Historia protometawersów nie napawa tutaj optymizmem. Po pierwszym zachwycie Second Life doczekał się fali przestępczości, w tym handlu realnymi narkotykami i innych występków. W Robloksie, choć firma aktywnie zwalcza podobne treści, według doniesień badaczy między innymi agituje się neonazistów.
***
Budowa Metawersum będzie droga i ryzykowna. Facebook już dziś zatrudnia w swoim opracowującym technologie AR i VR dziale Reality Labs ponad 10 tysięcy osób, a wkrótce w Europie ma zatrudnić 10 tysięcy kolejnych. Tylko w tym roku na rozwój tej technologii wyda 10 miliardów dolarów. Firma nie jest jedynym graczem na tym polu, bo podobne ambicje ma także na przykład Microsoft, ale nikt inny nie dąży do tego tak uparcie.
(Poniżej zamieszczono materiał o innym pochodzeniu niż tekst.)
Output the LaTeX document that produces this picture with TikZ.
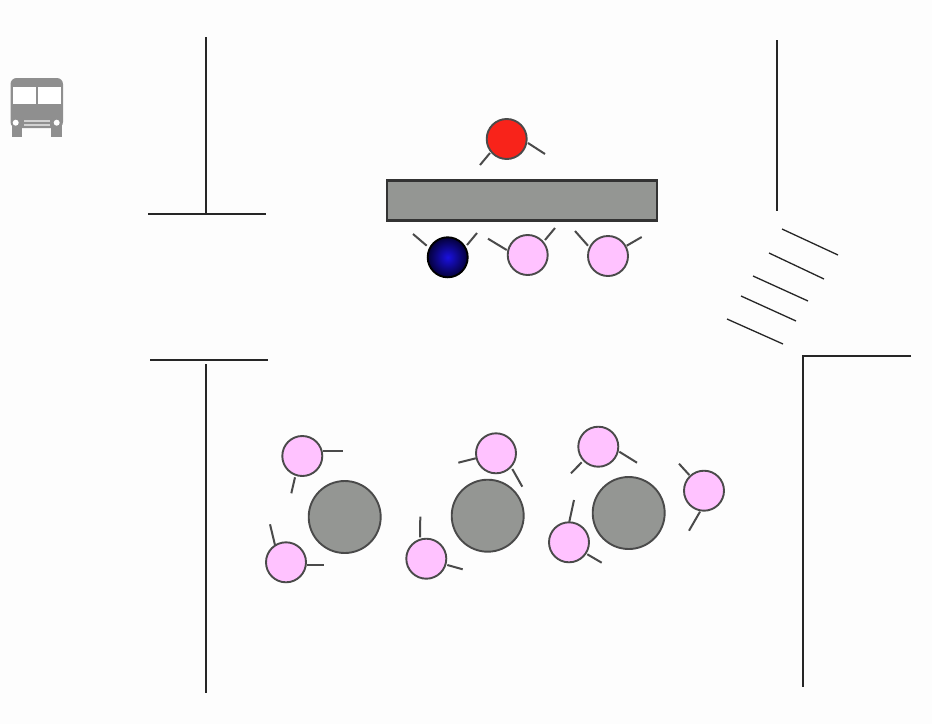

Jednym z celów może być zdobycie lwiej części z 51 miliardów przychodów z VR, które według Global Data zostaną wygenerowane do 2030 roku. Ale to tylko część wyjaśnienia.
Metawersum rozwiązuje cztery poważne problemy, przed jakimi stoi firma Zuckerberga. Po pierwsze, portal traci użytkowników, a ci, których ma, są coraz starsi i coraz mniej atrakcyjni dla reklamodawców. Zmiana taktyki pozwoliłaby mu zrzucić z siebie etykietę rezerwatu dla boomerów. Po drugie daje firmie kontrolę nad własną platformą. Dziś Facebook jest zdany na dobrą wolę Apple i Google, które decydują, kto może wejść na ich mobilne platformy. Apple już raz wymierzył Facebookowi cios, pozwalając użytkownikom drastycznie ograniczać liczbę danych przekazywanych Zuckerbergowi. Po trzecie, jest ucieczką do przodu przed regulatorami. Nawet jeśli USA czy UE zwiążą ręce portalu, na przykład zaostrzając przepisy dotyczące prywatności, wejście na nowe pole wirtualnej rzeczywistości sprawi, że firma kupi sobie kolejne lata, a może dekady spokoju, zanim prawo ponownie ją doścignie. I po czwarte, co może najważniejsze, metawers da Facebookowi o wiele więcej tego, co jest głównym paliwem i produktem firmy - danych o nas.
Gadżety Metaverse dają zupełnie nowe możliwości zbierania informacji o użytkownikach. Zaprezentowane przez Zuckerberga prototypy analizują sposób, w jaki użytkownik się porusza, jak zmienia się jego wyraz twarzy, jak zmieniają się jego emocje. To otwiera ogromne pole do jeszcze lepszego targetowania reklam i śledzenia już nie tylko tego, co dzieje się na naszych profilach, ale i w naszych głowach.
- Mark Zuckerberg ujawnił swój ostateczny cel - mówi agencji informacyjnej Associated Press Evan Greer, aktywista organizacji Fight for the Future. - Gra polega nie tylko na dominacji w dzisiejszym internecie, lecz także na kontrolowaniu i definiowaniu internetu, który pozostawimy naszym dzieciom i wnukom.
A jeśli Zuckerberg miał rację - ten, kto zdefiniuje Metawersum, zdefiniuje rzeczywistość.